KATHLEEN BLATZ: I said, governor, I do not know how long you'll be governor, but the appointments that you make, I think, on average will be with the judiciary for at least 20 years serving the public. So in a very real way, judicial appointments by a governor are their legacy, and such an important legacy, because this is the arena that people take their most distressful parts of their lives.
LAURA MCCALLUM: Blatz says. Ventura appointed nearly a fourth of the state's entire judiciary during his term, far more than most governors. In addition to his judicial appointments, Ventura received kudos for his cabinet picks. Ventura assembled a multi-partisan team of commissioners who were widely acclaimed for their expertise.
Many of Ventura's commissioners say he was the best boss they ever had because he had clear expectations and didn't micromanage them. His revenue commissioner, Matt Smith, says above and beyond Ventura's policy initiatives, he thinks Ventura will most be remembered for getting average citizens involved in politics. He says Ventura had a gift for putting complicated policy matters into everyday language. Smith recalled a stop during a bus trip to outstate Minnesota.
MATT SMITH: And the governor went into this bar, and it was full of local people and a lot of farmers and retired people, and I think he may even have had a beer in his hand at the time, and he gave a speech about how important it was for us to have free trade with China, and everybody was just nodding along. And it was something I have never seen before, and we may never see again.

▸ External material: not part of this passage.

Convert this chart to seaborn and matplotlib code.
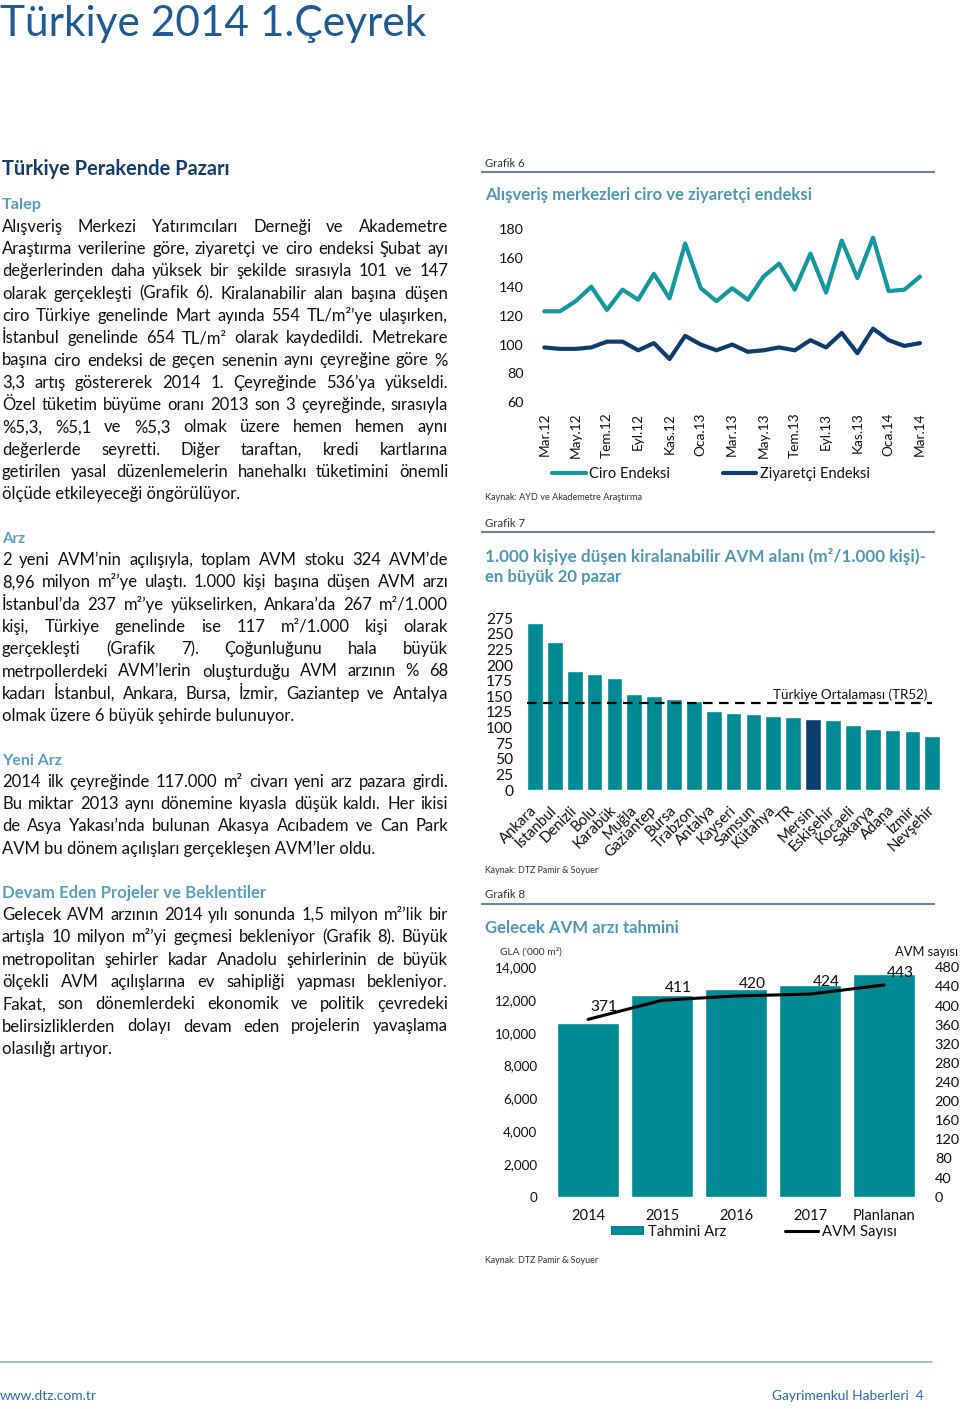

LAURA MCCALLUM: Ventura doesn't like to talk about how he'll be remembered, but he says he often hears from people who say they never paid attention to state government until he was elected.
JESSE VENTURA: And if that's my legacy, that's a pretty big one. Because that tells me that everyone elected before me couldn't accomplish that, and it took me to do it.
LAURA MCCALLUM: Minnesota's 38th Governor Jesse Ventura, his term ends January 6. At the Capitol, I'm Laura McCallum, Minnesota Public Radio.